13. The Claimant in this case did not originate from Mogadishu and on the undisputed findings of fact of the First-tier Tribunal was from a minority clan. The First-tier Tribunal was obliged in the light of the country guidance to consider whether he could relocate to Mogadishu. It may well be that the First-tier Tribunal was wrong-footed by the absence of reference to MOJ in the refusal letter and the fact that the Secretary of State was unrepresented at the hearing. It may be also that she would have come to the same conclusion notwithstanding the error but it cannot be said that but for the misdirection she would have done so and so the error is clearly material. Since the First-tier Tribunal allowed the appeal on asylum grounds and I found there was an error of law in that decision Ground 2 is not material.
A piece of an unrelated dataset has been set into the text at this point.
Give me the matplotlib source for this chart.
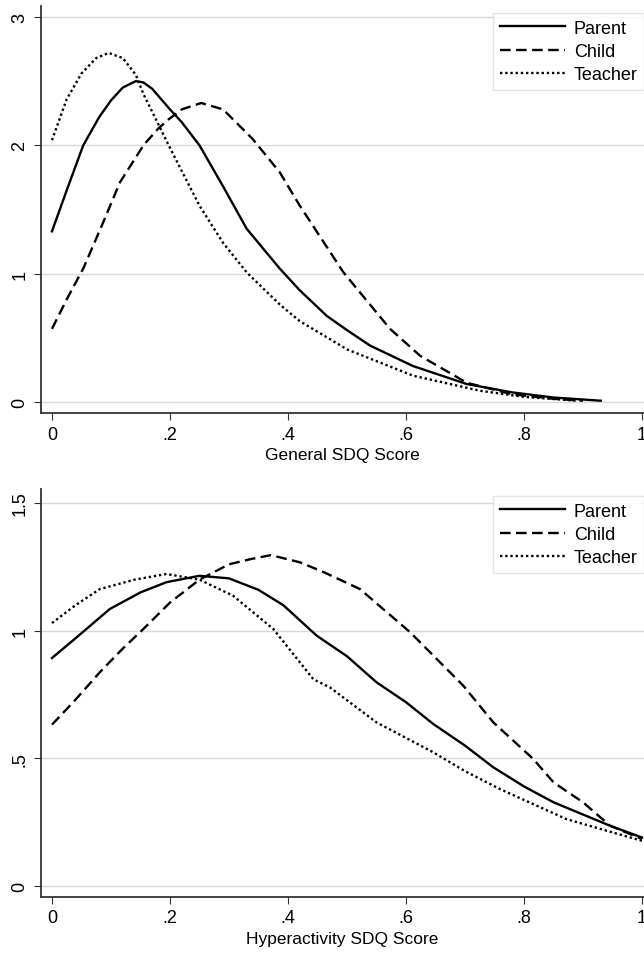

14. In the light of the fact finding required and in accordance with Part 7.2 (a) of the Practice Statements for the Immigration and Asylum Chamber of the First-tier Tribunal and Upper-Tier Tribunal, the extent of judicial fact finding is such that this matter should be re-heard in the First-tier Tribunal. The findings that he is a Bajuni from Chula and that his account of what happened to him is true are preserved.

Conclusions:
The making of the decision of the First-tier Tribunal did involve the making of an error on a point of law.

I set aside the decision.

I remit the decision to be re-heard in the First-tier Tribunal.

Anonymity
The First-tier Tribunal made an order and I continue that order (pursuant to rule 14 of the Tribunal Procedure (Upper Tribunal) Rules 2008). Unless and until a Tribunal or court directs otherwise, the Claimant is granted anonymity. No report of these proceedings shall directly or indirectly identify him or any member of his family. This direction applies both to the Claimant and to the Secretary of State. Failure to comply with this direction could lead to contempt of court proceedings.